# PreHung exterior door into a not plumb opening



## fark (Oct 29, 2009)

I purchased a prehung door and in the process of checking the rough opening of our old house I found that the exterior wall slants back and is therefore not plumb. If I install the door so that it is plumb the bottom of the door's brickmold is flush but the top is about an inch away from the house. If I install the door so that it is flush with the outside of the house it does not seem to open and close properly (although I did not spend much time trying to work with it). I've seen all kinds of instructions on dealing with problems but all of the DIY instructions assume your exterior wall is plumb.

What is the proper way to deal with this?

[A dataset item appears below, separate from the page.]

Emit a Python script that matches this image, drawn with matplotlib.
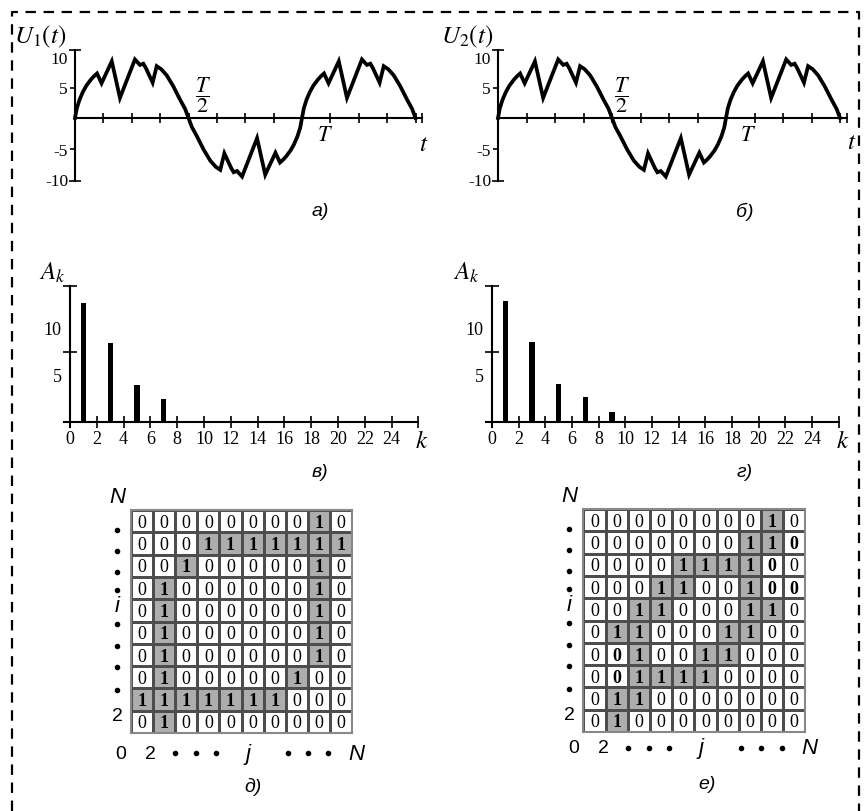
import numpy as np
import matplotlib.pyplot as plt
from matplotlib.colors import ListedColormap

plt.rcParams['font.family'] = 'Liberation Serif'
plt.rcParams['mathtext.fontset'] = 'stix'
plt.rcParams['axes.unicode_minus'] = False
plt.rcParams['lines.scale_dashes'] = False

# signal, first half period (rest follows from the symmetry seen in the picture)
t_half = np.array([0, 0.008, 0.02, 0.035, 0.05, 0.07, 0.085, 0.097, 0.117, 0.162, 0.198,
                   0.264, 0.286, 0.301, 0.312, 0.342, 0.36, 0.38, 0.404, 0.433, 0.463, 0.485, 0.5])
u_half = np.array([0, 1.6, 3.0, 4.3, 5.3, 6.3, 6.9, 7.3, 5.7, 9.3, 3.3,
                   9.6, 8.7, 8.9, 8.2, 5.8, 8.5, 8.0, 7.0, 5.2, 3.0, 1.5, 0])

# spectra
k1 = [1, 3, 5, 7]
A1 = [12.7, 8.4, 3.9, 2.5]
k2 = [1, 3, 5, 7, 9]
A2 = [12.9, 8.5, 4.0, 2.7, 1.1]
k_ticks = list(range(0, 27, 2))
k_labels = [str(k) for k in range(0, 25, 2)] + ['']

# binary images (top row first)
grid_d = [[0, 0, 0, 0, 0, 0, 0, 0, 1, 0],
          [0, 0, 0, 1, 1, 1, 1, 1, 1, 1],
          [0, 0, 1, 0, 0, 0, 0, 0, 1, 0],
          [0, 1, 0, 0, 0, 0, 0, 0, 1, 0],
          [0, 1, 0, 0, 0, 0, 0, 0, 1, 0],
          [0, 1, 0, 0, 0, 0, 0, 0, 1, 0],
          [0, 1, 0, 0, 0, 0, 0, 0, 1, 0],
          [0, 1, 0, 0, 0, 0, 0, 1, 0, 0],
          [1, 1, 1, 1, 1, 1, 1, 0, 0, 0],
          [0, 1, 0, 0, 0, 0, 0, 0, 0, 0]]
grid_e = [[0, 0, 0, 0, 0, 0, 0, 0, 1, 0],
          [0, 0, 0, 0, 0, 0, 0, 1, 1, 0],
          [0, 0, 0, 0, 1, 1, 1, 1, 0, 0],
          [0, 0, 0, 1, 1, 0, 0, 1, 0, 0],
          [0, 0, 1, 1, 0, 0, 0, 1, 1, 0],
          [0, 1, 1, 0, 0, 0, 1, 1, 0, 0],
          [0, 0, 1, 0, 0, 1, 1, 0, 0, 0],
          [0, 0, 1, 1, 1, 1, 0, 0, 0, 0],
          [0, 1, 1, 0, 0, 0, 0, 0, 0, 0],
          [0, 1, 0, 0, 0, 0, 0, 0, 0, 0]]
bold_zeros_e = [(1, 9), (2, 8), (3, 8), (3, 9), (6, 1), (7, 1)]

W, H = 866, 812
fig = plt.figure(figsize=(W / 100, H / 100), dpi=100)
bg = fig.add_axes([0, 0, 1, 1])
bg.set_xlim(0, W)
bg.set_ylim(H, 0)
bg.axis('off')

# dashed frame
bg.plot([12, 12, 859, 859], [H, 13, 13, H], color='black', lw=1.6, dashes=(7.5, 5.5))


def place(ox, oy, sx, sy, xlim, ylim):
    x0 = ox + xlim[0] * sx
    x1 = ox + xlim[1] * sx
    ytop = oy - ylim[1] * sy
    ybot = oy - ylim[0] * sy
    ax = fig.add_axes([x0 / W, 1 - ybot / H, (x1 - x0) / W, (ybot - ytop) / H])
    ax.set_xlim(xlim)
    ax.set_ylim(ylim)
    ax.patch.set_visible(False)
    return ax


def axes_style(ax, xb, yb):
    for s in ['top', 'right']:
        ax.spines[s].set_visible(False)
    for s in ['left', 'bottom']:
        ax.spines[s].set_position(('data', 0))
        ax.spines[s].set_linewidth(1.5)
    ax.spines['bottom'].set_bounds(*xb)
    ax.spines['left'].set_bounds(*yb)


def signal_panel(ox, sx, lab_pos):
    ax = place(ox, 119, sx, 6.1, (-0.3, 1.65), (-12.5, 13))
    t_full = np.concatenate([t_half, 1 - t_half[::-1], 1 + t_half])
    u_full = np.concatenate([u_half, -u_half[::-1], u_half])
    ax.plot(t_full, u_full, color='black', lw=2.7, solid_joinstyle='miter')
    axes_style(ax, (0, 1.53), (-10.4, 11.2))
    ax.set_xticks(list(np.arange(1, 13) / 8) + [1.53])
    ax.tick_params(axis='x', direction='inout', length=7, width=1.2, labelbottom=False)
    ax.set_yticks([-10, -5, 5, 10])
    ax.set_yticklabels(['-10', '-5', '5', '10'])
    ax.set_yticks([-10.4, 11.2], minor=True)
    ax.tick_params(axis='y', which='major', direction='out', length=3.5, width=1.2,
                   pad=1.5, labelsize=12.5)
    ax.tick_params(axis='y', which='minor', direction='inout', length=9, width=1.2)
    ticks = ax.yaxis.get_major_ticks()
    ticks[0].tick1line.set_visible(False)
    ticks[3].tick1line.set_visible(False)
    th, tt, tl = lab_pos
    ax.text(th[0], th[1], r'$\dfrac{T}{2}$', fontsize=16, ha='center', va='center')
    ax.text(tt[0], tt[1], r'$T$', fontsize=16, ha='center', va='center')
    ax.text(tl[0], tl[1], r'$t$', fontsize=18, ha='center', va='center')
    return ax


signal_panel(75, 227, ((0.564, 4.0), (1.10, -2.95), (1.535, -4.3)))
signal_panel(498, 228, ((0.543, 4.0), (1.098, -2.9), (1.55, -3.9)))
bg.text(40, 37, r'$U_1(t)$', fontsize=18, ha='center', va='center')
bg.text(467, 37, r'$U_2(t)$', fontsize=18, ha='center', va='center')


def spectrum_panel(ox, oy, sx, k, A):
    ax = place(ox, oy, sx, 9.4, (-2, 27.5), (-2, 16))
    ax.bar(k, A, width=0.38, color='black')
    axes_style(ax, (-0.45, 26), (-0.5, 14.5))
    ax.set_xticks(k_ticks)
    ax.set_xticklabels(k_labels)
    ax.tick_params(axis='x', direction='inout', length=8, width=1.2, pad=2, labelsize=13)
    ax.set_yticks([5, 10])
    ax.set_yticklabels(['5', '10'])
    ax.set_yticks([7.5, 14.5], minor=True)
    ax.tick_params(axis='y', which='major', length=0, pad=6, labelsize=13)
    ax.tick_params(axis='y', which='minor', direction='inout', length=10, width=1.2)
    return ax


spectrum_panel(70, 423, 13.4, k1, A1)
spectrum_panel(492, 423, 13.33, k2, A2)
bg.text(52, 273, r'$A_k$', fontsize=18, ha='center', va='center')
bg.text(466, 273, r'$A_k$', fontsize=18, ha='center', va='center')
bg.text(422, 442, r'$k$', fontsize=18, ha='center', va='center')
bg.text(843, 442, r'$k$', fontsize=18, ha='center', va='center')


def grid_panel(x0, y0, cw, ch, grid, bold_zeros, by):
    ax = place(x0, y0 + 10 * ch, cw, ch, (0, 10), (0, 10))
    ax.set_ylim(10, 0)
    vals = np.array(grid)
    ax.pcolormesh(np.arange(11), np.arange(11), vals, vmin=0, vmax=1,
                  cmap=ListedColormap(['white', '#adadad']),
                  edgecolors='#4d4d4d', linewidth=0.9)
    for s in ax.spines.values():
        s.set_color('#888888')
        s.set_linewidth(1.5)
    ax.set_xticks([])
    ax.set_yticks([])
    for r in range(10):
        for c in range(10):
            v = vals[r, c]
            bold = v == 1 or (r, c) in bold_zeros
            ax.text(c + 0.5, r + 0.55, str(v), ha='center', va='center', fontsize=13,
                    fontweight='bold' if bold else 'normal')
    sans = 'Liberation Sans'
    ax.text(-0.63, -0.6, 'N', family=sans, style='italic', fontsize=16,
            ha='center', va='center', clip_on=False)
    ax.plot([-0.63] * 8, [0.9, 1.85, 2.8, 3.6, 5.1, 6.1, 7.05, 8.05], 'o', color='black',
            ms=3, clip_on=False)
    ax.text(-0.63, 4.3, 'i', family=sans, style='italic', fontsize=16,
            ha='center', va='center', clip_on=False)
    ax.text(-0.63, 9.2, '2', family=sans, fontsize=14, ha='center', va='center', clip_on=False)
    ax.text(-0.45, by, '0', family=sans, fontsize=14, ha='center', va='center', clip_on=False)
    ax.text(0.9, by, '2', family=sans, fontsize=14, ha='center', va='center', clip_on=False)
    ax.plot([2.0, 2.95, 3.85, 7.1, 8.0, 8.93], [by] * 6, 'o', color='black',
            ms=3, clip_on=False)
    ax.text(5.3, by, 'j', family=sans, style='italic', fontsize=16,
            ha='center', va='center', clip_on=False)
    ax.text(10.2, by, 'N', family=sans, style='italic', fontsize=16,
            ha='center', va='center', clip_on=False)
    return ax


grid_panel(131, 511, 22.1, 22.3, grid_d, [], 10.9)
grid_panel(583.3, 510, 22.2, 22.3, grid_e, bold_zeros_e, 10.7)

cap = dict(family='Liberation Sans', style='italic', fontsize=14, ha='center', va='center')
bg.text(320, 212, 'а)', **cap)
bg.text(745, 212, 'б)', **cap)
bg.text(320, 473, 'в)', **cap)
bg.text(745, 473, 'г)', **cap)
bg.text(253, 787, 'д)', **cap)
bg.text(707, 785, 'е)', **cap)

fig.savefig('out.png', dpi=100)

Do I install the door flush or plumb?

I'll post some pictures tomorrow morning.


----------



## oh'mike (Sep 18, 2009)

While you're checking things,see if the two sides of the frame are equally out of plumb.

If the are different your door will be racked-never close right.

Take a few pictures,it'll help.


----------



## Gary in WA (Mar 11, 2009)

Take a picture of the threshold (bottom) also so we can see if you could cut 1/2" off the shake mold to move the whole bottom inside that much and still be weather-tight. 1. Measure your *wall thickness* at top and bottom, each side jamb. 2. Check *level* on the threshold also, from jamb to jamb. 3. Are the *width and heigh*t door size plus 2-1/2"?
Be safe, Gary


----------